Postać Virginii strasznie mnie drażniła. Im dalej czytałam, tym bardziej jej nie lubiłam, cała jej wrażliwość, rozmemłanie, naiwność granicząca z głupotą, czyniły z bohaterki łatwą ofiarę. Jednocześnie jej egoizm, brak umiejętności przewidywania konsekwencji zdarzeń, raniły wszystkich dookoła. Podejrzewam, że autorka celowo wybrała tak irytującą bohaterkę, ponieważ to działa – im bardziej Virginia mnie wkurzała, tym szybciej i bardziej niecierpliwie czytałam, by w końcu dowiedzieć się, co z nią dalej będzie i czy wreszcie się doigra. Ciekawa jestem czy inni czytelnicy odczuwali podobną niechęć do tej bohaterki.

Tajemnica mumii, Martin Widmark & Helena Willis

 Czarna rozpacz mnie ogarnia. W ogóle nie mam czasu na czytanie i normalne życie. Praca mnie wykańcza, pogoda dobija i nawet jak już wezmę książkę do ręki to zmęczenie wygrywa i zasypiam.
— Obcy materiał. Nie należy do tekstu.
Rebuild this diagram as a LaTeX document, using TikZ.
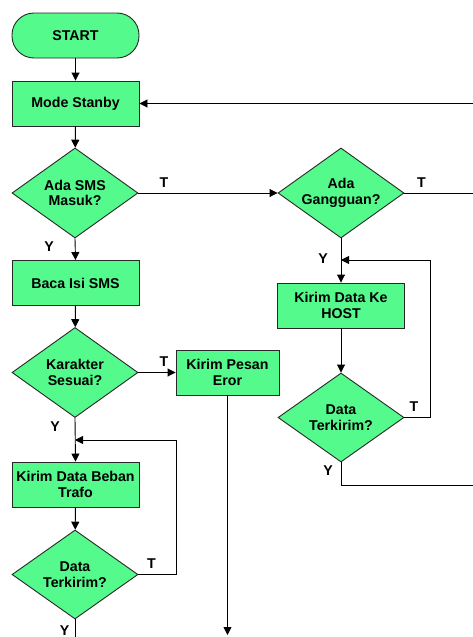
\documentclass[tikz,border=0pt]{standalone}
\usepackage{fontspec}
\setmainfont{Liberation Sans}
\usetikzlibrary{arrows.meta,shapes.geometric}
\definecolor{boxgreen}{RGB}{85,250,140}
\definecolor{edgegray}{RGB}{40,40,40}
\begin{document}
\begin{tikzpicture}[x=1pt,y=-1pt,
  txt/.style={font=\fontsize{14.2}{15.5}\selectfont\bfseries},
  base/.style={txt, draw=edgegray, fill=boxgreen, line width=0.9pt, align=center, inner sep=0pt},
  term/.style={base, rectangle, rounded corners=22pt, minimum width=127pt, minimum height=45pt},
  proc/.style={base, rectangle, minimum width=127pt, minimum height=45pt},
  dec/.style={base, diamond, aspect=1.4, minimum width=126pt, minimum height=90pt},
  lbl/.style={txt, inner sep=0pt, anchor=center},
  conn/.style={draw=black, line width=0.9pt},
  arr/.style={conn, -{Triangle[length=8pt,width=8pt]}}
]
\useasboundingbox (0,0) rectangle (473,637);

% nodes
\node[term] (start) at (75.5,35.5) {START};
\node[proc] (mode) at (75.5,103.5) {Mode Stanby};
\node[dec] (sms) at (75,193) {Ada SMS\\Masuk?};
\node[proc] (baca) at (75.5,283) {Baca Isi SMS};
\node[dec] (kar) at (75,372.5) {Karakter\\Sesuai?};
\node[proc, minimum width=103pt] (pesan) at (227.5,372.5) {Kirim Pesan\\Eror};
\node[proc] (beban) at (75.5,484.5) {Kirim Data Beban\\Trafo};
\node[dec, minimum height=89pt] (kirimA) at (75,574.5) {Data\\Terkirim?};
\node[dec] (gang) at (341,193) {Ada\\Gangguan?};
\node[proc] (host) at (341,305.5) {Kirim Data Ke\\HOST};
\node[dec, minimum height=89pt] (kirimB) at (341,417.5) {Data\\Terkirim?};

% free ends and bends
\coordinate (eTop) at (473,103.5);
\coordinate (eGang) at (473,193);
\coordinate (eB) at (473,485);
\coordinate (ePesan) at (227.5,635);
\coordinate (eBot) at (75,637);
\coordinate (mA) at (75,440);
\coordinate (mB) at (341,260);
\coordinate (cA1) at (176,574.5);
\coordinate (cA2) at (176,440);
\coordinate (cB1) at (430,417.5);
\coordinate (cB2) at (430,260);
\coordinate (cB3) at (341,485);

% connectors
\draw[arr] (start) -- (mode);
\draw[arr] (eTop) -- (mode.east);
\draw[arr] (mode) -- (sms);
\draw[arr] (sms.east) -- (gang.west);
\draw[arr] (sms.south) -- (baca.north);
\draw[arr] (baca) -- (kar);
\draw[arr] (kar.east) -- (pesan.west);
\draw[arr] (pesan.south) -- (ePesan);
\draw[arr] (kar.south) -- (beban.north);
\draw[arr] (kirimA.east) -- (cA1) -- (cA2) -- (mA);
\draw[arr] (beban) -- (kirimA);
\draw[conn] (kirimA.south) -- (eBot);
\draw[conn] (gang.east) -- (eGang);
\draw[arr] (gang.south) -- (host.north);
\draw[arr] (host) -- (kirimB);
\draw[arr] (kirimB.east) -- (cB1) -- (cB2) -- (mB);
\draw[conn] (kirimB.south) -- (cB3) -- (eB);

% labels
\node[lbl] (t1) at (164,182.5) {T};
\node[lbl] (y1) at (49,247) {Y};
\node[lbl] (t2) at (421.5,182.5) {T};
\node[lbl] (y2) at (323,258.5) {Y};
\node[lbl] (t3) at (164,361.5) {T};
\node[lbl] (y3) at (55,426.5) {Y};
\node[lbl] (t4) at (151.5,564) {T};
\node[lbl] (y4) at (64.5,630.5) {Y};
\node[lbl] (t5) at (414,407) {T};
\node[lbl] (y5) at (328,470.5) {Y};
\end{tikzpicture}
\end{document}
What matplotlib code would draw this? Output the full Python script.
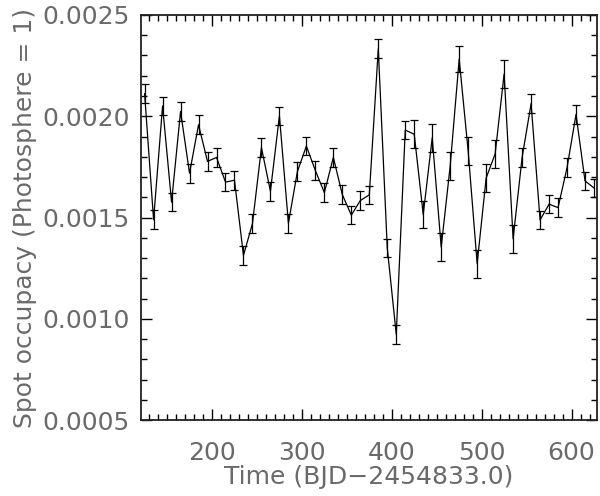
import numpy as np
import matplotlib
matplotlib.use("Agg")
import matplotlib.pyplot as plt
from matplotlib.ticker import MultipleLocator, FormatStrFormatter

# Time (BJD-2454833.0)
time = [125, 135, 145, 155, 165, 175, 185, 195, 205, 215,
        225, 235, 245, 255, 265, 275, 285, 295, 305, 315,
        325, 335, 345, 355, 365, 375, 385, 395, 405, 415,
        425, 435, 445, 455, 465, 475, 485, 495, 505, 515,
        525, 535, 545, 555, 565, 575, 585, 595, 605, 615,
        625]
occupancy = [0.002112, 0.001489, 0.002051, 0.001576, 0.002024, 0.001719, 0.001958, 0.001777, 0.001797, 0.001675,
             0.001684, 0.001313, 0.001470, 0.001845, 0.001630, 0.002002, 0.001472, 0.001727, 0.001853, 0.001732,
             0.001623, 0.001797, 0.001613, 0.001512, 0.001584, 0.001612, 0.002333, 0.001349, 0.000923, 0.001932,
             0.001911, 0.001515, 0.001894, 0.001354, 0.001755, 0.002282, 0.001828, 0.001272, 0.001695, 0.001814,
             0.002209, 0.001395, 0.001796, 0.002062, 0.001488, 0.001566, 0.001549, 0.001746, 0.002009, 0.001681,
             0.001646]
error = [0.000046] * 30 + [0.000069] * 5 + [0.000065] + [0.000069] * 6 + [0.000046] * 9

xticks = [200, 300, 400, 500, 600]
yticks = [0.0005, 0.0010, 0.0015, 0.0020, 0.0025]

plt.rcParams['font.family'] = ['DejaVu Sans']
txt_color = '#6a6a6a'
fs = 18

fig = plt.figure(figsize=(6.0, 4.96), dpi=100)
ax = fig.add_axes([0.235, 0.153, 0.7595, 0.8168])

ax.errorbar(time, occupancy, yerr=error, color='black', lw=0.9,
            elinewidth=0.9, capsize=3.2, capthick=0.9)

ax.set_xlim(121, 628)
ax.set_ylim(0.0005, 0.0025)
ax.set_xticks(xticks)
ax.set_yticks(yticks)
ax.yaxis.set_major_formatter(FormatStrFormatter('%.4f'))
ax.xaxis.set_minor_locator(MultipleLocator(10))
ax.yaxis.set_minor_locator(MultipleLocator(0.0001))

ax.tick_params(which='both', direction='in', top=True, right=True,
               width=1.0, color='black')
ax.tick_params(which='major', length=8)
ax.tick_params(which='minor', length=4)
ax.tick_params(axis='x', which='major', pad=15, labelsize=fs, labelcolor=txt_color)
ax.tick_params(axis='y', which='major', pad=8, labelsize=fs, labelcolor=txt_color)

for s in ax.spines.values():
    s.set_linewidth(1.3)
    s.set_color('#222222')

ax.set_xlabel('Time (BJD\u22122454833.0)', fontsize=fs, color=txt_color,
              labelpad=0)
ax.set_ylabel('Spot occupacy (Photosphere = 1)', fontsize=fs, color=txt_color,
              labelpad=4)

fig.savefig('out.png', dpi=100)
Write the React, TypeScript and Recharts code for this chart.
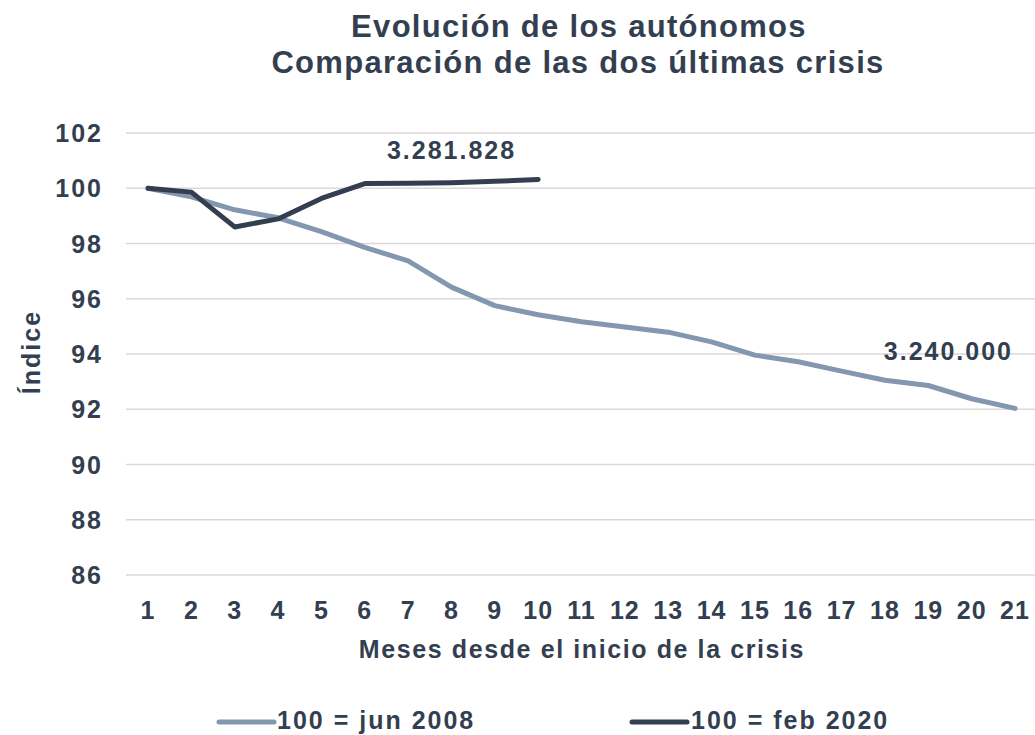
import React from 'react';
import { LineChart, Line, XAxis, YAxis, CartesianGrid, LabelList } from 'recharts';

const months = [1, 2, 3, 4, 5, 6, 7, 8, 9, 10, 11, 12, 13, 14, 15, 16, 17, 18, 19, 20, 21];
const crisis2008 = [100, 99.69, 99.22, 98.93, 98.43, 97.86, 97.37, 96.42, 95.75, 95.42, 95.17, 94.98, 94.79, 94.44, 93.96, 93.72, 93.38, 93.05, 92.86, 92.38, 92.03];
const crisis2020 = [100, 99.86, 98.6, 98.89, 99.63, 100.17, 100.18, 100.2, 100.25, 100.32];
const yTicks = [86, 88, 90, 92, 94, 96, 98, 100, 102];
const label2008 = '3.240.000';
const label2020 = '3.281.828';
const titleLines = ['Evolución de los autónomos', 'Comparación de las dos últimas crisis'];
const xTitle = 'Meses desde el inicio de la crisis';
const yTitle = 'Índice';
const legendNames = ['100 = jun 2008', '100 = feb 2020'];

const data = months.map((m, i) => ({
  m,
  a: crisis2008[i],
  b: i < crisis2020.length ? crisis2020[i] : undefined,
}));

const FONT = '"Liberation Sans", Arial, sans-serif';
const TXT = '#333F50';
const LIGHT = '#8497B0';
const DARK = '#333F50';

const XTick = (props: any) => {
  const { x, y, payload } = props;
  return (
    <text x={x} y={y} dy={44} textAnchor="middle" fontFamily={FONT} fontWeight={700} fontSize={25} letterSpacing={1} fill={TXT}>
      {payload.value}
    </text>
  );
};

const YTick = (props: any) => {
  const { x, y, payload } = props;
  return (
    <text x={x} y={y} dx={-23} dy={9} textAnchor="end" fontFamily={FONT} fontWeight={700} fontSize={25} letterSpacing={2} fill={TXT}>
      {payload.value}
    </text>
  );
};

const makeLabel = (text: string, idx: number, dx: number, dy: number) => (props: any) => {
  const { x, y, index } = props;
  if (index !== idx || x == null || y == null) return null;
  return (
    <text x={x + dx} y={y + dy} textAnchor="end" fontFamily={FONT} fontWeight={700} fontSize={25} letterSpacing={2} fill={TXT}>
      {text}
    </text>
  );
};

export default function App() {
  return (
    <div style={{ position: 'absolute', left: 0, top: 0, width: 1035, height: 735, background: '#fff' }}>
      <LineChart
        width={1035}
        height={735}
        data={data}
        margin={{ top: 133, right: 0, left: 0, bottom: 0 }}
      >
        <CartesianGrid vertical={false} stroke="#D9D9D9" strokeWidth={1.5} />
        <XAxis
          dataKey="m"
          type="category"
          height={160}
          tickLine={false}
          axisLine={false}
          tickSize={0}
          tickMargin={0}
          interval={0}
          padding={{ left: 22, right: 20 }}
          tick={<XTick />}
        />
        <YAxis
          width={126}
          domain={[86, 102]}
          ticks={yTicks}
          tickLine={false}
          axisLine={false}
          tickSize={0}
          tickMargin={0}
          interval={0}
          tick={<YTick />}
        />
        <Line
          dataKey="a"
          stroke={LIGHT}
          strokeWidth={5}
          strokeLinecap="round"
          strokeLinejoin="round"
          dot={false}
          isAnimationActive={false}
        >
          <LabelList dataKey="a" content={makeLabel(label2008, crisis2008.length - 1, -2, -48)} />
        </Line>
        <Line
          dataKey="b"
          stroke={DARK}
          strokeWidth={5}
          strokeLinecap="round"
          strokeLinejoin="round"
          dot={false}
          connectNulls={false}
          isAnimationActive={false}
        >
          <LabelList dataKey="b" content={makeLabel(label2020, crisis2020.length - 1, -22, -20)} />
        </Line>
      </LineChart>
      <svg width={1035} height={735} style={{ position: 'absolute', left: 0, top: 0, pointerEvents: 'none' }}>
        <g fontFamily={FONT} fontWeight={700} fill={TXT}>
          <text x={579} y={37} textAnchor="middle" fontSize={31} letterSpacing={1.3}>{titleLines[0]}</text>
          <text x={578} y={73} textAnchor="middle" fontSize={31} letterSpacing={1.3}>{titleLines[1]}</text>
          <text x={582} y={658} textAnchor="middle" fontSize={25} letterSpacing={1.6}>{xTitle}</text>
          <text x={40} y={352} textAnchor="middle" fontSize={25} letterSpacing={2} transform="rotate(-90 40 352)">{yTitle}</text>
          <line x1={219} y1={722} x2={274} y2={722} stroke={LIGHT} strokeWidth={5} strokeLinecap="round" />
          <text x={277} y={729} fontSize={25} letterSpacing={2}>{legendNames[0]}</text>
          <line x1={632} y1={722} x2={687} y2={722} stroke={DARK} strokeWidth={5} strokeLinecap="round" />
          <text x={691} y={729} fontSize={25} letterSpacing={2}>{legendNames[1]}</text>
        </g>
      </svg>
    </div>
  );
}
Cała jestem skołowana i wyglądam mniej więcej tak jak ludzik na załączonym obrazku.

A tymczasem… aby sobie poprawić samopoczucie i zrobić wreszcie coś dla siebie, przeczytałam podebrany dziecku szwedzki kryminał dla dzieci pt: „Tajemnica mumii”. Jest to kolejna część przygód detektywistycznych Lassego i Mai. Żadnej poprzedniej ani następnej części nie czytałam, ale szwedzki kryminał działa na mnie jak lep na muchy.

W lokalnym muzeum ginie cenny obraz. Nocny stróż twierdzi, że obraz ukradła mumia, która wyszła z sarkofagu. Młodym detektywom, Lassemu i Mai, ta wersja zdarzeń wydaje się dość nieprawdopodobna. Postanawiają przeprowadzić własne śledztwo. Natura im sprzyja, bo właśnie rozpoczęły się wakacje.

Spodziewałam się trochę więcej treści. Jak na mój gust dzieciaki mogłyby trochę bardziej się wysilić podczas szukania sprawcy. Książka jest ilustrowana, rysunki są dość niezdarne, czarno białe. Ciekawe co mój syn powie o tej książce i jak wypadnie ona w porównaniu do aktualnie uwielbianego Pana Samochodzika?